Benzophenone has two bulky benzene rings on either side of the carbonyl group making it less difficult for the nucleophile to attack. Acetophenone one side is a methyl group, comparatively easy to attack.
Sodium bisulphite is used for the purification of aldehydes and ketones. Explain.
Aldehydes and ketones form water-soluble sodium bisulphite addition products, which separate them from organic impurities. On hydrolysis of this addition product, we will get the aldehydes and ketones back
Carboxylic carbon is less electrophilic than carbonyl carbon
or
Carboxylic acids do not take part in nucleophilic addition
In carboxylic acid, presence of lone pairs of electrons on oxygen which are involved in resonance. Due to this, the electrophilic character of carbon in carboxylic acid decreases.
Whereas aldehydes and ketones lack this resonance stabilization, making their carbonyl carbons more electrophilic
Carboxylic acids do not take part in nucleophilic addition
Because the carboxylic carbon is less electrophilic than the carbonyl carbon
Carboxylic acids are stronger acids than phenol
Due to resonance stabilization of the carboxylate ion (–COO⁻)
Aromatic carboxylic acids do not undergo Friedel-Crafts reaction
Because –COOH group present in aromatic carboxylic acids is an electron withdrawing group causing deactivation of benzene ring. This results in the bonding of anhydrous AlCl3 with carboxyl group. Hence electrophillic substitution i.e. Friedel-Crafts reaction does not occur in aromatic carboxylic acids.
In aqueous solution 2° amines are more basic than 3° amines
Because 2° amines are more soluble than 3° amines
Aliphatic amines are stronger bases than aryl amines
or
pkb value of methylamine is less than that of aniline
Due to more +I effect in aliphatic amines, the electron density of nitrogen increases and due resonance stabilization of aniline, electron density on the nitrogen decreases
1° Amines have a higher boiling point than 3° amines
Because 1° amines are engaged in greater intermolecular hydrogen bonding
Amines are less acidic than alcohols
Loss of proton from amines gives amide ion whereas loss of proton from alcohol gives an alkoxide ion.

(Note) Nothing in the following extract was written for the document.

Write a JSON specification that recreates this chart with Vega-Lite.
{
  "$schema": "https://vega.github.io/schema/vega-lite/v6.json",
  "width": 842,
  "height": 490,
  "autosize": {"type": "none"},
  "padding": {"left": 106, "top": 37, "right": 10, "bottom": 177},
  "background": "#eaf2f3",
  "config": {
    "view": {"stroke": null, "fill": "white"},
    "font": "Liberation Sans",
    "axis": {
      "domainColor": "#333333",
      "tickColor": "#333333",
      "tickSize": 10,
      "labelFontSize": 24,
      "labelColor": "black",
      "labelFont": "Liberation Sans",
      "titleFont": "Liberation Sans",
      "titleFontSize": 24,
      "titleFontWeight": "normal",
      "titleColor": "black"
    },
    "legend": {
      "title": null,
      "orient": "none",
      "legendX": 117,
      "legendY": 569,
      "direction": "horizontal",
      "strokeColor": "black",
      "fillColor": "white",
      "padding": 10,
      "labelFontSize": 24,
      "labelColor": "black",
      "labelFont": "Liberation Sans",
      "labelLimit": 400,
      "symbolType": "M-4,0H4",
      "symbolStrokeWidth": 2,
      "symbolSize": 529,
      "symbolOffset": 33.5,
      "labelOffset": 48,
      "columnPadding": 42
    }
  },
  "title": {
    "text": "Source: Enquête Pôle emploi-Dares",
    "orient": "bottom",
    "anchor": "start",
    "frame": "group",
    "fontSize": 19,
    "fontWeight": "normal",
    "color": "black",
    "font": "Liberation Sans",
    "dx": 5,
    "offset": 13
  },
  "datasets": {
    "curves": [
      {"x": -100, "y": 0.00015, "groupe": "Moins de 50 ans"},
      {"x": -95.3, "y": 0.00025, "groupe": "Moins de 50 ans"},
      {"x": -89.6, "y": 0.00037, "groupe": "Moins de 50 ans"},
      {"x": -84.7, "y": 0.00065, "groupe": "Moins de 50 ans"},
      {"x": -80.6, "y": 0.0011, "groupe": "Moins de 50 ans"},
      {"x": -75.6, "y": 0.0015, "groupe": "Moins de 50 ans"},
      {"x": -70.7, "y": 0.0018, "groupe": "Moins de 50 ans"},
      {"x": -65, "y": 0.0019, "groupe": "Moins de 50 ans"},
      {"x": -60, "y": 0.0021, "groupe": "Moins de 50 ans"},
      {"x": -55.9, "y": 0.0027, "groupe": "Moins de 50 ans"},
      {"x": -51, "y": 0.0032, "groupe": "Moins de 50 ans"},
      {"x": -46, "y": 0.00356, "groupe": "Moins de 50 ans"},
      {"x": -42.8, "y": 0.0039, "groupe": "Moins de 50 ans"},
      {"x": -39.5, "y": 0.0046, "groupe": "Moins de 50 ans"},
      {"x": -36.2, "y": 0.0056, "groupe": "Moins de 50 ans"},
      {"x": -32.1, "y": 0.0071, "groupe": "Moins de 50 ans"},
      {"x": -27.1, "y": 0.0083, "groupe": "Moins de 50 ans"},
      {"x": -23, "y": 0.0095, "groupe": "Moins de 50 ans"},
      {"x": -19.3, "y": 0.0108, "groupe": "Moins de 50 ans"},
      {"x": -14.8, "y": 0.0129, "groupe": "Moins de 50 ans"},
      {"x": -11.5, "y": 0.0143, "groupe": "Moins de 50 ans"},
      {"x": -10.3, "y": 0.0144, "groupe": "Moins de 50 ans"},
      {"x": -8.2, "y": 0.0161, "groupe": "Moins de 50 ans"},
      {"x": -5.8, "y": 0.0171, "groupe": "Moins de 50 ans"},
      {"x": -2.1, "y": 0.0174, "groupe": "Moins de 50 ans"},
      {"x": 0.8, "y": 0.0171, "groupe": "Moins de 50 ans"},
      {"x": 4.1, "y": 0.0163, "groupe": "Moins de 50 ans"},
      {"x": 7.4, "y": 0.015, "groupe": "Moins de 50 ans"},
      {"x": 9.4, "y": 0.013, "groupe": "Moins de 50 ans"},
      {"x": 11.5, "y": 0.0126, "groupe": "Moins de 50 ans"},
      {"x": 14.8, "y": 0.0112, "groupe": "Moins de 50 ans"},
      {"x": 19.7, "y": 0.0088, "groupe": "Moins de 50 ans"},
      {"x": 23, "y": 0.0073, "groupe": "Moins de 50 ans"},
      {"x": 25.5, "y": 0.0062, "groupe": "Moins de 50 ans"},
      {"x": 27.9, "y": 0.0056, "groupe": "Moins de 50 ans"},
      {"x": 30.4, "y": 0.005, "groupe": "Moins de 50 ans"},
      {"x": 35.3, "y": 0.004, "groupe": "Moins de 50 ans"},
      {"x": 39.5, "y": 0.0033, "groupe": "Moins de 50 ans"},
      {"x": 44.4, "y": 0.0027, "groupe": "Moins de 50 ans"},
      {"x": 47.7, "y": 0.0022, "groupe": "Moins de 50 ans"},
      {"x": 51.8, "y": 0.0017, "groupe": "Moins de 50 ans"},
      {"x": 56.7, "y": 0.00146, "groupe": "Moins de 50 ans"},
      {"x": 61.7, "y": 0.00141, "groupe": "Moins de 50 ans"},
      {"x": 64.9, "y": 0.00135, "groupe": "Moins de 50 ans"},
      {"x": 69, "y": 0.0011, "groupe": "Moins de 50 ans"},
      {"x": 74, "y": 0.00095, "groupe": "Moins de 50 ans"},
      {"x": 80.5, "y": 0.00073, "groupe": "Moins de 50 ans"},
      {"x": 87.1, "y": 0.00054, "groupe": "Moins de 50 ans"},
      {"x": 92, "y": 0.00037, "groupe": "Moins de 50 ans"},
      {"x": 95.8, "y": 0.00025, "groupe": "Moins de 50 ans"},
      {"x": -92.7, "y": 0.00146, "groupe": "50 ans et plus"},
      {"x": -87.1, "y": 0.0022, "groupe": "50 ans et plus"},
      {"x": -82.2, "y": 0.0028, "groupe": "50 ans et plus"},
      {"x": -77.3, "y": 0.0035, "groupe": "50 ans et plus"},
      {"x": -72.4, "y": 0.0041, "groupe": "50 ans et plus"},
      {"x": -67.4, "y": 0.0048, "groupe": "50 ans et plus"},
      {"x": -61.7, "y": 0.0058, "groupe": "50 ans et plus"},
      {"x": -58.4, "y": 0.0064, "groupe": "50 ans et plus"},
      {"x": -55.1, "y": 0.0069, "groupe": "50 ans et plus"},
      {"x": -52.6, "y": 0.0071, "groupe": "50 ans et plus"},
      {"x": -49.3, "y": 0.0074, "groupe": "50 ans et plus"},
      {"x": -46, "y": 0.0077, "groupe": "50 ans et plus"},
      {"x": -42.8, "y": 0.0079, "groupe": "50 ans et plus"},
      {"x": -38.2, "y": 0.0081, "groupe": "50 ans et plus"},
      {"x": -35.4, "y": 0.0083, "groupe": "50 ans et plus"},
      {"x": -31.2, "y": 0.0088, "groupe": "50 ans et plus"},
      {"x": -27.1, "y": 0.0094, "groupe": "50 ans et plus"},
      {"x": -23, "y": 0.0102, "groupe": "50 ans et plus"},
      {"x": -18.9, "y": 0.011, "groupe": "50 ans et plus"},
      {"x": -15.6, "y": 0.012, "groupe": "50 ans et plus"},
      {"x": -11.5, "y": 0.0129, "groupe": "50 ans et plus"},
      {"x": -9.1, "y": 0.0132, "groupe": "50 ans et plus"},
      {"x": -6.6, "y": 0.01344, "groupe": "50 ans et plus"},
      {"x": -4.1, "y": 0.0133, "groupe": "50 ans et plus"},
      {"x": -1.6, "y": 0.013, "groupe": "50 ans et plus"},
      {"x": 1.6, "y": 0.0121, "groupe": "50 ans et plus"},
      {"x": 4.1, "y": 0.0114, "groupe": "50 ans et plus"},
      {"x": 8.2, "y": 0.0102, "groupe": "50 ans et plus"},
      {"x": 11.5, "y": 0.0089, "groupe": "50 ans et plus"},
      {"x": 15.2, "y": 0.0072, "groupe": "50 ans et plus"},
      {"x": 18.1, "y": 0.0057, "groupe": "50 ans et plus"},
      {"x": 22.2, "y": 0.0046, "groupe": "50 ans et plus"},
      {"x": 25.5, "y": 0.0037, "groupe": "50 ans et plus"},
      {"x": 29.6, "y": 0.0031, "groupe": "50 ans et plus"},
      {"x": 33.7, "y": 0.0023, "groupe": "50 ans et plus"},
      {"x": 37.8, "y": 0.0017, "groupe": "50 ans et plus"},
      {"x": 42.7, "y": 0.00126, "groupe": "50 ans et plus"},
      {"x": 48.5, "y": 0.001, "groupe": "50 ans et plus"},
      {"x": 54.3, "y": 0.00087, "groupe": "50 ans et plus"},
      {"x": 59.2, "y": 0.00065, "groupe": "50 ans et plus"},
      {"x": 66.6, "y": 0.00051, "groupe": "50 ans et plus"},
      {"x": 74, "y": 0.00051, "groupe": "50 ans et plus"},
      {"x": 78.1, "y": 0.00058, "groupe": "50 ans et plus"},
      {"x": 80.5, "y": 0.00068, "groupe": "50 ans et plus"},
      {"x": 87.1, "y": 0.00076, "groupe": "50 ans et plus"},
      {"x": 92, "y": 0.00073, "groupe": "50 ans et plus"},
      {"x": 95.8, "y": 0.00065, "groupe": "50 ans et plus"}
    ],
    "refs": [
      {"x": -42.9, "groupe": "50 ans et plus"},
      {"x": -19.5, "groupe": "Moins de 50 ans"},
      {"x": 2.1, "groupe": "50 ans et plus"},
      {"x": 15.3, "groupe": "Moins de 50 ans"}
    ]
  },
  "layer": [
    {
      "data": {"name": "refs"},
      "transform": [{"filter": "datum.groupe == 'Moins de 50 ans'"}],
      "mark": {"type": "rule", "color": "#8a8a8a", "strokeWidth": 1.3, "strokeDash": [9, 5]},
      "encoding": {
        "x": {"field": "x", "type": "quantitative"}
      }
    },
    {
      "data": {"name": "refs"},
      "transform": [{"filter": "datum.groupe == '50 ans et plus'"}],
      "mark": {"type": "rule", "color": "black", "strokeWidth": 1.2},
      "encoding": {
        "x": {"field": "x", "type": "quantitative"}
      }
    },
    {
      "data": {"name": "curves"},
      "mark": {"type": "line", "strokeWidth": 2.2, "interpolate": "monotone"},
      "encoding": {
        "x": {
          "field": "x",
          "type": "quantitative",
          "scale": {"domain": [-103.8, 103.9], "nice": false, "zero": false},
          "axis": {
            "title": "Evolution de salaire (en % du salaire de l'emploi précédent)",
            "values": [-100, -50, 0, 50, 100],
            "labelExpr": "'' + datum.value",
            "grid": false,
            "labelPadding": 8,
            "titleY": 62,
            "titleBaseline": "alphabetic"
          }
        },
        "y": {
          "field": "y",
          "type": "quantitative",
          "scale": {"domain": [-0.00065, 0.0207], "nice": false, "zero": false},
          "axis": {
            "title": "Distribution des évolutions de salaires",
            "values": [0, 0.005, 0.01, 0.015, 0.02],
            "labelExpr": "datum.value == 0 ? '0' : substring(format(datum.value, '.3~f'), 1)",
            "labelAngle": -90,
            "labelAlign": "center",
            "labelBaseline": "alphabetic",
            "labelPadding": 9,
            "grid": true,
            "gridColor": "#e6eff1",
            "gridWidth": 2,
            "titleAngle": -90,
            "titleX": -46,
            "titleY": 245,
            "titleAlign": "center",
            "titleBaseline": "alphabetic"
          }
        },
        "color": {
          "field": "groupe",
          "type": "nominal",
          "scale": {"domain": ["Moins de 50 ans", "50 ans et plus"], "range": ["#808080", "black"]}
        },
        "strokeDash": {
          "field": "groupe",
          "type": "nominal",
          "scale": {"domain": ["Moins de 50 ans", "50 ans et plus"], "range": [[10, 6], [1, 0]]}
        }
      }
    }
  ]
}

Since O is more electronegative than N, RO can accommodate the negative charge more easily than RNH-. Thus alcohols are more acidic than amines.
Ammonolysis is not a preferred method for the preparation of 1° amine
Because the reaction yields a mixture of 1°, 2°, 3° and quaternary ammonium salts
During the reduction of nitro compounds to prepare amines iron scrap and HCl are preferred
FeCl2 formed due to the reaction between iron and HCl gets hydrolysed to release HCL acid. Thus only a small amount of hydrochloric acid is required to initiate the reaction.
Aromatic amines cannot be prepared using Gabriel Phthalimide Synthesis
Because aryl halides do not undergo nucleophilic substitution with the anion of phthalimide
Aniline does not take part in Friedel-Crafts reaction
Aniline reacts with AlCl₃ (Lewis acid catalyst) to form a salt
Nitration of aniline give subsequent amount of meta product. Explain.
In the strongly acidic medium, aniline is protonated to form the anilinium ion which is deactivating and meta-directing.
Aromatic diazonium salts are more stable than aliphatic diazonium salts.
In aromatic diazonium salts, due to resonance, there is dispersal of positive charge on benzene ring.
But in aliphatic diazonium salts, resonance is not possible, so aliphatic diazonium salts are less stable than aromatic diazonium salt.